The goal of science is not, and ought not to be, for all results to be replicable. Reports of non-replication of results can generate excitement as they may indicate possibly new phenomena and expansion of current knowledge. Also, some level of non-replicability is expected when scientists are studying new phenomena that are not well established. As knowledge of a system or phenomenon improves, replicability of studies of that particular system or phenomenon would be expected to increase.
Assessing the probability that a hypothesis is correct in part based on the observed results can also be approached through Bayesian analysis. This approach starts with a priori (before data observation) assumptions, known as prior probabilities, and revises them on the basis of the observed data using Bayes’ theorem, sometimes described as the Bayes formula.
Appendix D illustrates how a Bayesian approach to inference can, under certain assumptions on the data generation mechanism and on the a priori likelihood of the hypothesis, use observed data to estimate the probability that a hypothesis is correct. One of the most striking lessons from Bayesian analysis is the profound effect that the pre-experimental odds have on the post-experimental odds. For example, under the assumptions shown in Appendix D, if the prior probability of an experimental hypothesis was only 1 percent and the obtained results were statistically significant at the p ≤ 0.01 level, only about one in eight of such conclusions that the hypothesis was true would be correct. If the prior probability was as high as 25 percent, then more than four of five such studies would be deemed correct. As common sense would dictate and Bayesian analysis can quantify, it is prudent to adopt a lower level of confidence in the results of a study with a highly unexpected and surprising result than in a study for which the results were a priori more plausible (e.g., see Box 2-2).

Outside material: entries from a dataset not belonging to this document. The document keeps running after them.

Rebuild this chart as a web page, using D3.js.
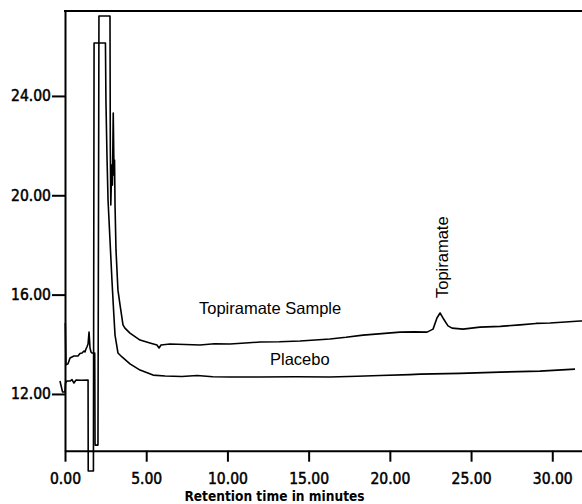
<!DOCTYPE html>
<html>
<head>
<meta charset="utf-8">
<script src="https://cdn.jsdelivr.net/npm/d3@7"></script>
<style>
  body { margin: 0; background: #fff; }
  svg { display: block; }
  .axis text { font-family: "DejaVu Sans Condensed", "DejaVu Sans", sans-serif; font-stretch: condensed; font-size: 15.5px; fill: #000; stroke: #000; stroke-width: 0.5px; }
  .axis path, .axis line { stroke: #000; stroke-width: 2px; }
  .trace { fill: none; stroke: #000; stroke-width: 1.6px; stroke-linejoin: round; }
  .note { font-family: "Liberation Sans", Arial, sans-serif; font-size: 16.5px; fill: #000; }
  .xtitle { font-family: "DejaVu Sans Condensed", "DejaVu Sans", sans-serif; font-stretch: condensed; font-weight: bold; font-size: 13.6px; fill: #000; }
</style>
</head>
<body>
<div id="chart"></div>
<script>
// retention time (min) / response
var sampleTime = [0.02, 0.06, 0.18, 0.31, 0.55, 0.80, 0.92, 1.05, 1.17, 1.23, 1.29, 1.35, 1.42, 1.48, 1.54, 1.60, 1.66, 1.83, 1.85, 2.03, 2.09, 2.77,
    2.79, 2.82, 2.88, 2.92, 2.97, 3.02, 3.05, 3.08, 3.14, 3.26, 3.39, 3.57, 3.69, 4.00, 4.62, 5.23, 5.66, 5.79, 5.91, 6.46, 7.4, 8.31, 9.2, 10.16,
    11.1, 12.01, 13.2, 14.47, 15.4, 16.31, 17.3, 18.35, 19.5, 20.63, 21.5, 22.29, 22.66, 22.90, 23.09, 23.27, 23.58, 23.83, 24.50, 25.55, 26.8,
    28.01, 29.0, 29.86, 30.8, 31.71, 31.83];
var sampleValue = [14.86, 13.17, 13.21, 13.45, 13.53, 13.53, 13.63, 13.65, 13.73, 13.69, 13.81, 13.89, 14.01, 14.49, 13.85, 13.69, 13.65, 13.65, 9.94, 9.94, 27.22, 27.22,
    21.82, 19.61, 21.22, 20.41, 23.31, 20.81, 21.42, 19.61, 17.79, 16.18, 15.58, 14.78, 14.65, 14.45, 14.17, 14.05, 13.97, 13.85, 13.97, 14.01, 13.99, 13.97, 14.02, 14.01,
    14.05, 14.09, 14.10, 14.13, 14.17, 14.21, 14.28, 14.37, 14.43, 14.49, 14.50, 14.49, 14.61, 15.06, 15.26, 15.06, 14.74, 14.65, 14.61, 14.69, 14.72,
    14.78, 14.84, 14.86, 14.90, 14.94, 14.94];

var placeboTime = [-0.31, -0.15, 0.00, 0.03, 0.12, 0.31, 0.43, 0.55, 0.68, 1.0, 1.42, 1.43, 1.75, 1.79, 2.49, 2.52, 2.59, 2.65, 2.77, 2.89, 2.99, 3.08,
    3.26, 3.51, 4.00, 4.62, 5.42, 6.16, 7.2, 8.13, 9.1, 10.16, 12.01, 14.2, 16.31, 18.0, 19.39, 21.24, 21.86, 24.32, 26.78, 29.24, 31.40];
var placeboValue = [12.52, 12.08, 12.08, 12.44, 12.52, 12.52, 12.58, 12.44, 12.56, 12.55, 12.56, 8.90, 8.90, 26.13, 26.13, 23.83, 21.42, 19.81, 18.20, 16.59, 15.38, 14.37,
    13.65, 13.49, 13.21, 12.96, 12.76, 12.72, 12.70, 12.74, 12.69, 12.68, 12.68, 12.69, 12.68, 12.71, 12.74, 12.78, 12.80, 12.83, 12.88, 12.92, 13.00];

var xTicks = [0, 5, 10, 15, 20, 25, 30];
var yTicks = [12, 16, 20, 24];

var labels = [
    {text: 'Topiramate Sample', t: 8.25, v: 15.22},
    {text: 'Placebo', t: 12.62, v: 13.17}
];
var peakName = 'Topiramate';
var peakT = 23.09, peakV = 15.26;
var xTitle = 'Retention time in minutes';

var W = 582, H = 504;
var svg = d3.select('#chart').append('svg')
    .attr('width', W)
    .attr('height', H);

var x = d3.scaleLinear().domain([0, 31.83]).range([65, 582]);
var y = d3.scaleLinear().domain([9.715, 27.42]).range([450.7, 11]);

// axes
svg.append('g')
    .attr('class', 'axis axis--x')
    .attr('transform', 'translate(0,450.7)')
    .call(d3.axisBottom(x).tickValues(xTicks).tickFormat(d3.format('.2f'))
        .tickSize(11).tickSizeOuter(0).tickPadding(11));

svg.append('g')
    .attr('class', 'axis axis--y')
    .attr('transform', 'translate(65,0)')
    .call(d3.axisLeft(y).tickValues(yTicks).tickFormat(d3.format('.2f'))
        .tickSize(13).tickSizeOuter(0).tickPadding(1));

// top border of the frame
svg.append('line')
    .attr('x1', 64).attr('x2', W)
    .attr('y1', y.range()[1]).attr('y2', y.range()[1])
    .attr('stroke', '#000').attr('stroke-width', 2);

var line = d3.line()
    .x(function(d) { return x(d[0]); })
    .y(function(d) { return y(d[1]); });

svg.append('path')
    .attr('class', 'trace')
    .attr('d', line(d3.zip(sampleTime, sampleValue)));

svg.append('path')
    .attr('class', 'trace')
    .attr('d', line(d3.zip(placeboTime, placeboValue)));

svg.selectAll('.note.lbl')
    .data(labels)
    .enter().append('text')
    .attr('class', 'note lbl')
    .attr('x', function(d) { return x(d.t); })
    .attr('y', function(d) { return y(d.v); })
    .text(function(d) { return d.text; });

svg.append('text')
    .attr('class', 'note')
    .attr('transform', 'translate(' + (x(peakT) + 8) + ',' + (y(peakV) - 15) + ') rotate(-90)')
    .text(peakName);

svg.append('text')
    .attr('class', 'xtitle')
    .attr('x', 274.5)
    .attr('y', 500.5)
    .attr('text-anchor', 'middle')
    .text(xTitle);
</script>
</body>
</html>
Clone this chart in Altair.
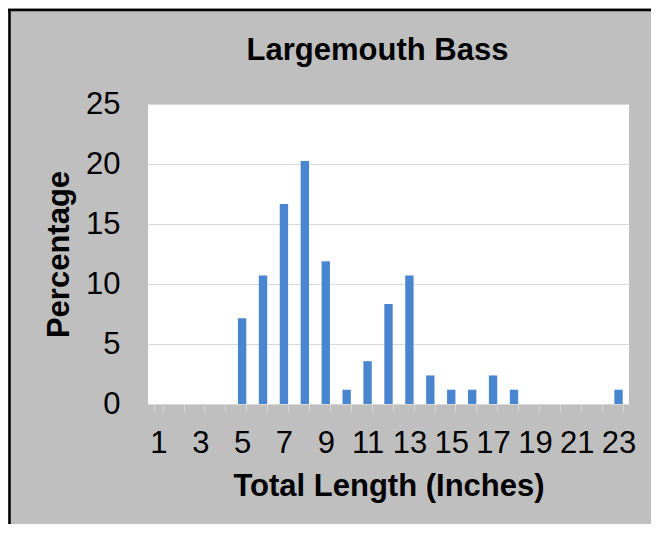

Highly surprising results may represent an important scientific breakthrough, even though it is likely that only a minority of them may turn out over time to be correct. It may be crucial, in terms of the example in the previous paragraph, to learn which of the eight highly unexpected (prior probability, 1%) results can be verified and which one of the five moderately unexpected (prior probability, 25%) results should be discounted.
Keeping the idea of prior probability in mind, research focused on making small advances to existing knowledge would result in a high replication rate (i.e., a high rate of successful replications) because researchers would be looking for results that are very likely correct. But doing so would have the undesirable effect of reducing the likelihood of making major new discoveries (Wilson and Wixted, 2018). Many important advances in science have resulted from a bolder approach based on more speculative
hypotheses, although this path also leads to dead ends and to insights that seem promising at first but fail to survive after repeated testing.
The “safe” and “bold” approaches to science have complementary advantages. One might argue that a field has become too conservative if all attempts to replicate results are successful, but it is reasonable to expect that researchers follow up on new but uncertain discoveries with replication studies to sort out which promising results prove correct. Scientists should be cognizant of the level of uncertainty inherent in speculative hypotheses and in surprising results in any single study.